The action operates objects as verbs: to push, to tense, to trip, to pull. From it emerges an operativity that involves the entire body and exceeds the visual. The image ceases to be representation and becomes gesture: a gesture that founds new spatial forms, that overflows, that produces an ephemeral mode of reappropriation of the corridor.

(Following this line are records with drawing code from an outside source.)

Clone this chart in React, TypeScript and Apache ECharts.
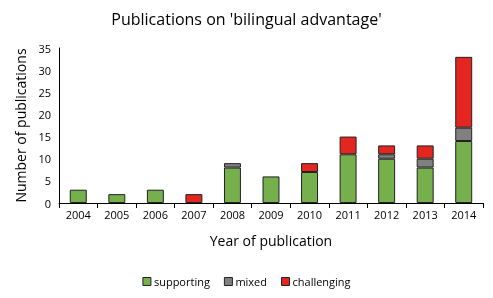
import React, { useEffect, useRef } from "react";
import * as echarts from "echarts";

const years = ["2004", "2005", "2006", "2007", "2008", "2009", "2010", "2011", "2012", "2013", "2014"];
const supporting = [3, 2, 3, 0, 8, 6, 7, 11, 10, 8, 14];
const mixed = [0, 0, 0, 0, 1, 0, 0, 0, 1, 2, 3];
const challenging = [0, 0, 0, 2, 0, 0, 2, 4, 2, 3, 16];

const FONT = "'Open Sans', 'Noto Sans', sans-serif";

export default function App() {
  const ref = useRef<HTMLDivElement>(null);
  useEffect(() => {
    if (!ref.current) return;
    const chart = echarts.init(ref.current, null, { renderer: "svg" });
    const mk = (name: string, data: number[], color: string) => ({
      name,
      type: "bar",
      stack: "total",
      data: data.map((v) => (v === 0 ? null : v)),
      barWidth: "44%",
      itemStyle: { color, borderColor: "#222", borderWidth: 1 },
    });
    chart.setOption({
      animation: false,
      textStyle: { fontFamily: FONT },
      title: {
        text: "Publications on 'bilingual advantage'",
        left: "center",
        top: 6,
        textStyle: { fontFamily: FONT, fontSize: 16, fontWeight: "normal", color: "#000" },
      },
      legend: {
        bottom: 6,
        left: "center",
        itemWidth: 8,
        itemHeight: 8,
        itemGap: 14,
        icon: "rect",
        textStyle: { fontFamily: FONT, fontSize: 11, color: "#000", padding: [0, 0, 0, -2] },
        data: ["supporting", "mixed", "challenging"].map((n) => ({
          name: n,
          itemStyle: { borderColor: "#222", borderWidth: 1 },
        })),
      },
      grid: { left: 59, right: 10, top: 48, bottom: 95, containLabel: false },
      xAxis: {
        type: "category",
        data: years,
        name: "Year of publication",
        nameLocation: "middle",
        nameGap: 30,
        nameTextStyle: { fontFamily: FONT, fontSize: 14, color: "#000" },
        axisLine: { lineStyle: { color: "#000" } },
        axisTick: { show: true, length: 5, lineStyle: { color: "#000" } },
        axisLabel: { fontFamily: FONT, fontSize: 11, color: "#000", margin: 6 },
      },
      yAxis: {
        type: "value",
        min: 0,
        max: 35,
        interval: 5,
        name: "Number of publications",
        nameLocation: "middle",
        nameGap: 32,
        nameTextStyle: { fontFamily: FONT, fontSize: 14, color: "#000" },
        axisLine: { show: true, lineStyle: { color: "#000" } },
        axisTick: { show: false },
        splitLine: { show: false },
        axisLabel: { fontFamily: FONT, fontSize: 11, color: "#000", margin: 8 },
      },
      series: [
        mk("supporting", supporting, "#76b04d"),
        mk("mixed", mixed, "#808080"),
        mk("challenging", challenging, "#e3261f"),
      ],
    });
    return () => chart.dispose();
  }, []);
  return (
    <div
      ref={ref}
      style={{ position: "fixed", left: 0, top: 0, width: 493, height: 298 }}
    />
  );
}
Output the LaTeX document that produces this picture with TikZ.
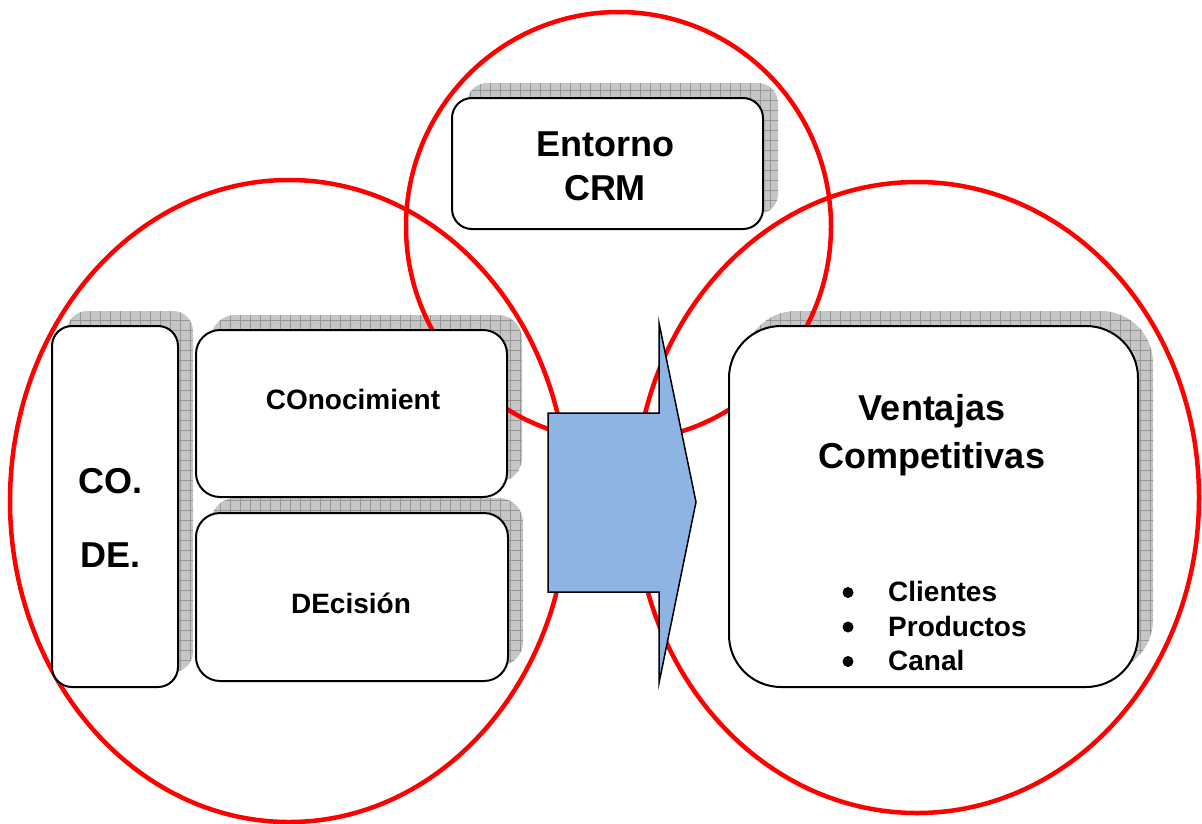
\documentclass[tikz,border=0pt]{standalone}
\usepackage{fontspec}
\setmainfont{Liberation Sans}

\pgfdeclarelayer{shadowlayer}
\pgfdeclarelayer{ringlayer}
\pgfsetlayers{shadowlayer,ringlayer,main}

\definecolor{ringred}{RGB}{255,0,0}
\definecolor{arrowblue}{RGB}{141,180,226}
\definecolor{shadowgray}{RGB}{198,198,198}
\definecolor{gridgray}{RGB}{150,150,150}

\tikzset{
  card/.style={draw=black, line width=2pt, fill=white, rounded corners=#1,
    inner sep=0pt, outer sep=0pt},
  cardshadow/.style={fill=shadowgray, rounded corners=#1,
    path picture={\draw[gridgray, line width=0.5pt, step=10pt]
      (path picture bounding box.south west) grid (path picture bounding box.north east);}},
  ring/.style={draw=ringred, line width=4.5pt},
  bigtext/.style={font=\fontsize{36}{#1}\selectfont\bfseries, inner sep=0pt, anchor=base},
  smalltext/.style={font=\fontsize{28}{34.5}\selectfont\bfseries, inner sep=0pt},
  blockarrow/.style={fill=arrowblue, draw=black, line width=1.5pt, line join=miter},
}

\begin{document}
\begin{tikzpicture}[x=1pt, y=-1pt]
  \useasboundingbox (0,0) rectangle (1202,823);

  % boxes
  \node[card=20, minimum width=126pt, minimum height=361pt] (code) at (115,506.5) {};
  \node[card=24, minimum width=311pt, minimum height=167pt] (cono) at (351.5,413.5) {};
  \node[card=24, minimum width=312pt, minimum height=168pt] (deci) at (352,597) {};
  \node[card=20, minimum width=311pt, minimum height=131pt] (entorno) at (607.5,163.5) {};
  \node[card=52, minimum width=409pt, minimum height=361pt] (ventajas) at (933.5,506.5) {};

  % grid shadows behind the boxes, offset up and to the right
  \begin{pgfonlayer}{shadowlayer}
    \foreach \b/\r in {code/20, cono/24, deci/24, entorno/20, ventajas/52}{
      \path[cardshadow=\r] ([shift={(15,-15)}]\b.south west) rectangle ([shift={(15,-15)}]\b.north east);
    }
  \end{pgfonlayer}

  % the three red rings
  \begin{pgfonlayer}{ringlayer}
    \draw[ring] (618.5,226.5) ellipse [x radius=212.5pt, y radius=214.5pt];
    \draw[ring] (289,501) ellipse [x radius=279pt, y radius=321pt];
    \draw[ring] (917,497.5) ellipse [x radius=282pt, y radius=315.5pt];
  \end{pgfonlayer}

  % block arrow
  \coordinate (a1) at (548,413);
  \coordinate (a2) at (659,413);
  \coordinate (a3) at (659,323);
  \coordinate (tip) at (696,502);
  \coordinate (a5) at (659,683);
  \coordinate (a6) at (659,592);
  \coordinate (a7) at (548,592);
  \draw[blockarrow] (a1) -- (a2) -- (a3) -- (tip) -- (a5) -- (a6) -- (a7) -- cycle;

  % labels
  \node[bigtext=44] (tentorno) at (605,156)
    {\begin{tabular}[t]{@{}c@{}}Entorno\\CRM\end{tabular}};
  \node[bigtext=74] (tcode) at (110.5,493)
    {\begin{tabular}[t]{@{}c@{}}CO.\\DE.\end{tabular}};
  \node[bigtext=48] (tventajas) at (932,420)
    {\begin{tabular}[t]{@{}c@{}}Ventajas\\Competitivas\end{tabular}};
  \node[smalltext, anchor=base] (tcono) at (353,409) {COnocimient};
  \node[smalltext, anchor=base] (tdeci) at (351,613) {DEcisión};

  % bullet list
  \node[smalltext, anchor=base west] (li1) at (888,601.5) {Clientes};
  \node[smalltext, anchor=base west] (li2) at (888,636) {Productos};
  \node[smalltext, anchor=base west] (li3) at (888,670.5) {Canal};
  \foreach \y in {592.5,627,661.5}{
    \fill (848,\y) circle [radius=5.5pt];
  }
\end{tikzpicture}
\end{document}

The trajectory thus becomes an affective map inscribed in the body, a way of merging with the environment by putting past and future, durability and wear, utility and obsolescence into friction. The action returns to public space what was taken from it, but now stripped of function: freed from meaning, freed from commodification, freed to be imagined otherwise.


ABOUT AMANDA GATTI

Amanda Gatti (1996, Porto Alegre, Brazil) is an artist and researcher whose practice unfolds across performance, video, photography, and installation. She explores the intersections of body, object, and space, investigating how we occupy — and are occupied by — the spaces around us. Drawing from experiences of displacement and the observation of domestic and urban environments, her work conceives the body as mediator and archive, transforming found objects, spatial arrangements, and everyday gestures into ephemeral architectures and relational situations.

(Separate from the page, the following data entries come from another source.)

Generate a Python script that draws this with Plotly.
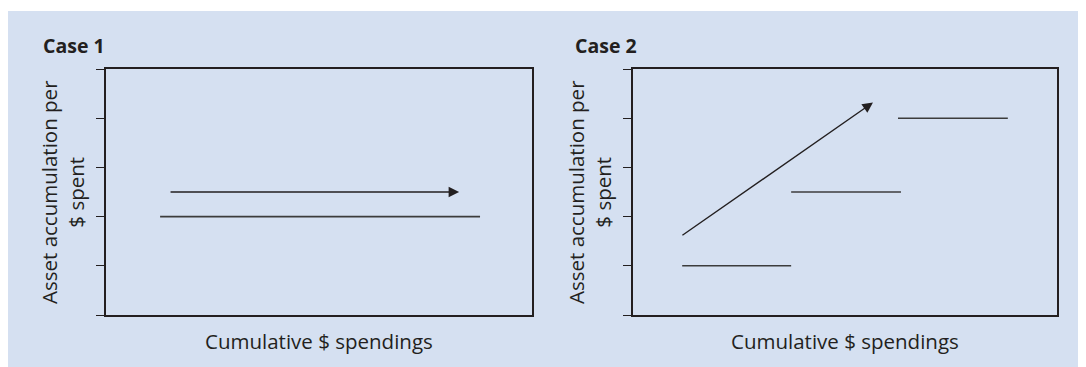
import plotly.graph_objects as go

# page has an 8px body margin, so the figure is drawn smaller and shifted
OFF = 8
W, H = 1086 - OFF, 367 - OFF
panel_color = "#d5e0f1"
ink = "#231f20"

# Case 1: one flat level, arrow pointing right
case1_seg_x0 = [12.7]
case1_seg_x1 = [87.8]
case1_levels = [2]
case1_arrow_x = [14.8, 82.9]
case1_arrow_y = [2.5, 2.5]

# Case 2: stepped levels, arrow climbing
case2_seg_x0 = [11.6, 37.3, 62.5]
case2_seg_x1 = [37.3, 63.2, 88.4]
case2_levels = [1, 2.5, 4]
case2_arrow_x = [11.3, 56.6]
case2_arrow_y = [1.6, 4.32]

y_ticks = [0, 1, 2, 3, 4, 5]
titles = ["Case 1", "Case 2"]
x_title = "Cumulative $ spendings"
y_title = "Asset accumulation per<br>$ spent"


def px_x(p):
    return (p - OFF) / W


def px_y(p):
    return 1 - (p - OFF) / H


def segs(x0, x1, lv):
    xs, ys = [], []
    for a, b, v in zip(x0, x1, lv):
        xs += [a, b, None]
        ys += [v, v, None]
    return xs, ys


fig = go.Figure()

xs, ys = segs(case1_seg_x0, case1_seg_x1, case1_levels)
fig.add_trace(go.Scatter(x=xs, y=ys, mode="lines", xaxis="x", yaxis="y",
                         line=dict(color="#3c3c3c", width=1.6), showlegend=False))
xs, ys = segs(case2_seg_x0, case2_seg_x1, case2_levels)
fig.add_trace(go.Scatter(x=xs, y=ys, mode="lines", xaxis="x2", yaxis="y2",
                         line=dict(color="#3c3c3c", width=1.6), showlegend=False))

# arrows
for ax_x, ax_y, (px, py) in [("x", "y", (case1_arrow_x, case1_arrow_y)),
                              ("x2", "y2", (case2_arrow_x, case2_arrow_y))]:
    fig.add_annotation(x=px[1], y=py[1], ax=px[0], ay=py[0],
                       xref=ax_x, yref=ax_y, axref=ax_x, ayref=ax_y,
                       showarrow=True, arrowhead=2, arrowsize=1.5, arrowwidth=1.4,
                       arrowcolor=ink, text="", standoff=0)

# domains from the picture
dom1 = [px_x(106), px_x(532)]
dom2 = [px_x(633), px_x(1057)]
ydom = [px_y(315), px_y(69)]

axis_x = dict(range=[0, 100], showline=True, mirror=True, linecolor=ink, linewidth=1.5,
              showgrid=False, zeroline=False, showticklabels=False, ticks="")
axis_y = dict(range=[0, 5], showline=True, mirror=True, linecolor=ink, linewidth=1.5,
              showgrid=False, zeroline=False, showticklabels=False,
              ticks="outside", ticklen=8, tickwidth=1.2, tickcolor=ink, tickvals=y_ticks)

fig.update_layout(
    width=W, height=H,
    margin=dict(l=0, r=0, t=0, b=0),
    paper_bgcolor="white", plot_bgcolor="rgba(0,0,0,0)",
    font=dict(family="Open Sans", color=ink),
    xaxis=dict(axis_x, domain=dom1, anchor="y"),
    yaxis=dict(axis_y, domain=ydom, anchor="x"),
    xaxis2=dict(axis_x, domain=dom2, anchor="y2"),
    yaxis2=dict(axis_y, domain=ydom, anchor="x2"),
    shapes=[dict(type="rect", xref="paper", yref="paper", x0=0, x1=1, y0=0, y1=px_y(11),
                 fillcolor=panel_color, line=dict(width=0), layer="below")],
)

# titles and axis labels
for i, dom in enumerate([dom1, dom2]):
    title_left = [41, 573][i]
    fig.add_annotation(x=px_x(title_left), y=px_y(46), xref="paper", yref="paper",
                       text="<b>" + titles[i] + "</b>", showarrow=False,
                       xanchor="left", yanchor="middle", font=dict(size=19.5))
    fig.add_annotation(x=(dom[0] + dom[1]) / 2, y=px_y(341), xref="paper", yref="paper",
                       text=x_title, showarrow=False, xanchor="center", yanchor="middle",
                       font=dict(size=20.5))
    fig.add_annotation(x=dom[0] - 44 / W, y=(ydom[0] + ydom[1]) / 2, xref="paper", yref="paper",
                       text=y_title, showarrow=False, textangle=-90,
                       xanchor="center", yanchor="middle", font=dict(size=20.5))

fig.write_html("out.html")
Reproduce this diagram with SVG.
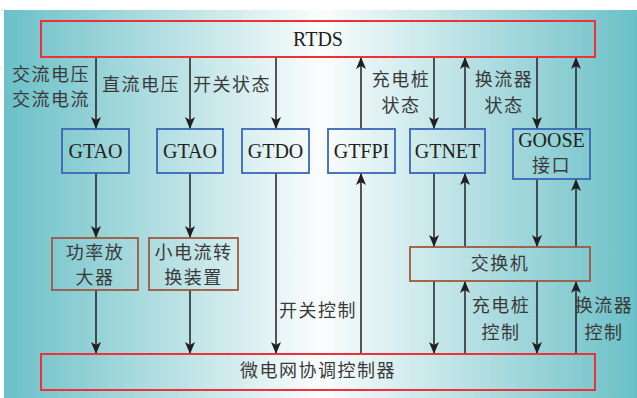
<svg xmlns="http://www.w3.org/2000/svg" width="637" height="398" viewBox="0 0 637 398">
<defs>
<linearGradient id="bg" x1="0" y1="0" x2="1" y2="0">
<stop offset="0" stop-color="#6bc0c7"/>
<stop offset="0.5" stop-color="#fbfdfd"/>
<stop offset="1" stop-color="#6bc0c7"/>
</linearGradient>
<marker id="a" viewBox="-6 -5 12 10" refX="6" refY="0" markerWidth="12" markerHeight="10" markerUnits="userSpaceOnUse" orient="auto">
<path d="M-6,-5 L6,0 L-6,5 L-3,0 Z" fill="#231f20"/>
</marker>
<style>
.red{fill:none;stroke:#ee3038;stroke-width:2}
.blue{fill:none;stroke:#3a66b6;stroke-width:1.8}
.brown{fill:none;stroke:#9c5a3e;stroke-width:1.8}
.ln{stroke:#231f20;stroke-width:1.5;fill:none;marker-end:url(#a)}
.en{font-family:"Liberation Serif",serif;font-size:20px;fill:#231f20;text-anchor:middle}
.zh{font-family:"Noto Sans CJK SC",sans-serif;font-size:18px;fill:#3a3a3a;text-anchor:middle;letter-spacing:1.5px}
.zl{font-family:"Noto Sans CJK SC",sans-serif;font-size:18px;fill:#3a3a3a;text-anchor:start;letter-spacing:1.5px}
</style>
</defs>
<rect x="4" y="10" width="633" height="388" fill="url(#bg)"/>

<g id="connectors">
<line class="ln" x1="96" y1="57" x2="96" y2="129"/>
<line class="ln" x1="96" y1="173" x2="96" y2="238"/>
<line class="ln" x1="96" y1="290" x2="96" y2="354"/>
<line class="ln" x1="190" y1="57" x2="190" y2="129"/>
<line class="ln" x1="190" y1="173" x2="190" y2="238"/>
<line class="ln" x1="190" y1="290" x2="190" y2="354"/>
<line class="ln" x1="276" y1="57" x2="276" y2="129"/>
<line class="ln" x1="276" y1="173" x2="276" y2="354"/>
<line class="ln" x1="361" y1="354" x2="361" y2="173"/>
<line class="ln" x1="361" y1="129" x2="361" y2="57"/>
<line class="ln" x1="434" y1="57" x2="434" y2="129"/>
<line class="ln" x1="465" y1="129" x2="465" y2="57"/>
<line class="ln" x1="434" y1="173" x2="434" y2="247"/>
<line class="ln" x1="465" y1="247" x2="465" y2="173"/>
<line class="ln" x1="434" y1="281" x2="434" y2="354"/>
<line class="ln" x1="465" y1="354" x2="465" y2="281"/>
<line class="ln" x1="537" y1="57" x2="537" y2="129"/>
<line class="ln" x1="576" y1="129" x2="576" y2="57"/>
<line class="ln" x1="537" y1="179" x2="537" y2="247"/>
<line class="ln" x1="576" y1="247" x2="576" y2="179"/>
<line class="ln" x1="537" y1="281" x2="537" y2="354"/>
<line class="ln" x1="576" y1="354" x2="576" y2="281"/>
</g>

<g id="labels">
<text class="zl" x="12" y="81">交流电压</text>
<text class="zl" x="12" y="106">交流电流</text>
<text class="zl" x="102" y="91">直流电压</text>
<text class="zl" x="193" y="91">开关状态</text>
<text class="zh" x="401" y="86">充电桩</text>
<text class="zh" x="401" y="112">状态</text>
<text class="zh" x="504" y="86">换流器</text>
<text class="zh" x="504" y="112">状态</text>
<text class="zl" x="279" y="317">开关控制</text>
<text class="zh" x="501" y="312">充电桩</text>
<text class="zh" x="501" y="339">控制</text>
<text class="zh" x="604" y="312">换流器</text>
<text class="zh" x="604" y="339">控制</text>
</g>

<g id="rtds">
<rect class="red" x="41" y="21" width="554" height="36"/>
<text class="en" x="318" y="46">RTDS</text>
</g>
<g id="gtao1">
<rect class="blue" x="62" y="129" width="67" height="44"/>
<text class="en" x="95.5" y="158">GTAO</text>
</g>
<g id="gtao2">
<rect class="blue" x="157" y="129" width="66" height="44"/>
<text class="en" x="190" y="158">GTAO</text>
</g>
<g id="gtdo">
<rect class="blue" x="242" y="129" width="67" height="44"/>
<text class="en" x="275.5" y="158">GTDO</text>
</g>
<g id="gtfpi">
<rect class="blue" x="328" y="129" width="67" height="44"/>
<text class="en" x="361.5" y="158">GTFPI</text>
</g>
<g id="gtnet">
<rect class="blue" x="410" y="129" width="75" height="44"/>
<text class="en" x="447.5" y="158">GTNET</text>
</g>
<g id="goose">
<rect class="blue" x="513" y="129" width="77" height="50"/>
<text class="en" x="551.5" y="147">GOOSE</text>
<text class="zh" x="551.5" y="172">接口</text>
</g>
<g id="amp">
<rect class="brown" x="52" y="238" width="86" height="52"/>
<text class="zh" x="95" y="259">功率放</text>
<text class="zh" x="95" y="284">大器</text>
</g>
<g id="conv">
<rect class="brown" x="149" y="238" width="89" height="52"/>
<text class="zh" x="193.5" y="259">小电流转</text>
<text class="zh" x="193.5" y="284">换装置</text>
</g>
<g id="switch">
<rect class="brown" x="410" y="247" width="180" height="34"/>
<text class="zh" x="500" y="270">交换机</text>
</g>
<g id="mgcc">
<rect class="red" x="41" y="354" width="554" height="36"/>
<text class="zh" x="318" y="377">微电网协调控制器</text>
</g>
</svg>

She studied the Master’s in Scenic Practice and Visual Culture at Museo Reina Sofía/UCLM (Spain, 2023) and the Bachelor’s degree in Audiovisual Production at PUCRS (Brazil, 2018), where she received scholarships such as the Santander Universities grant. In Spain, her work has been presented in institutions and contexts such as Museo Reina Sofía, Fundación Antonio Pérez, Galería Nueva, CRUCE, and Teatro Pradillo, as well as in exhibitions and festivals in Brazil, Germany, Ireland, the United Kingdom, and the United States. She currently resides in Madrid, with secondary bases in Brazil and the United Kingdom.